Not necessarily — many established Philippine photo-video studios now offer fast-turnaround social content as an add-on to their existing package, so ask before assuming you need a fourth vendor. A separate content creator makes the most sense if you specifically want same-day or next-day shareable clips, your guest list and entourage are social-media-active, and your current photo-video package doesn't already include quick-turnaround reels.
How much does a wedding content creator cost in the Philippines?
There's no established rate card yet — this is a genuinely new vendor category in the Philippines, and quotes come mostly from independent creators advertising on TikTok and Facebook with wide, inconsistent pricing. It should cost meaningfully less than a full videographer package since coverage hours and deliverables are lighter, and pricing typically scales with hours booked and number of edited reels. Get at least two or three quotes before treating any single number as a benchmark, and ask your photographer or videographer whether they already offer this as a cheaper add-on.
What does a wedding content creator actually deliver?
A typical booking includes 3 to 8 edited vertical reels for Instagram and TikTok, a raw camera roll of candid, unposed shots, and behind-the-scenes footage a formal photo-video team usually doesn't have time to catch. The signature feature is speed — delivery within 24 to 48 hours, sometimes the same day — compared to the 2-6 week turnaround for an edited photo gallery or full wedding film. They don't shoot posed portraits, drone coverage, or a scored, cinematic highlight film.
Where do I find a wedding content creator in the Philippines?

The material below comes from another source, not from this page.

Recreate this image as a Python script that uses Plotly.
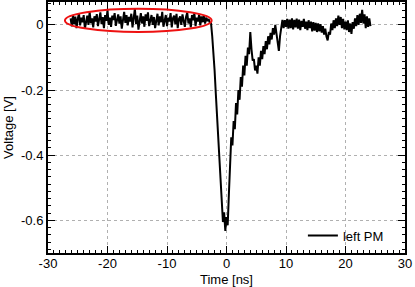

Ask your photographer or videographer first — a growing number now bundle this in or work with a creator they already trust, which is usually a more reliable route than a cold booking. Otherwise, search directly on TikTok and Instagram Reels rather than Google, since content creators build their portfolios on those platforms. Before booking, ask to see a full, unedited example of past delivered work, not just the polished highlight reel, so you know what their idea of "candid" actually looks like.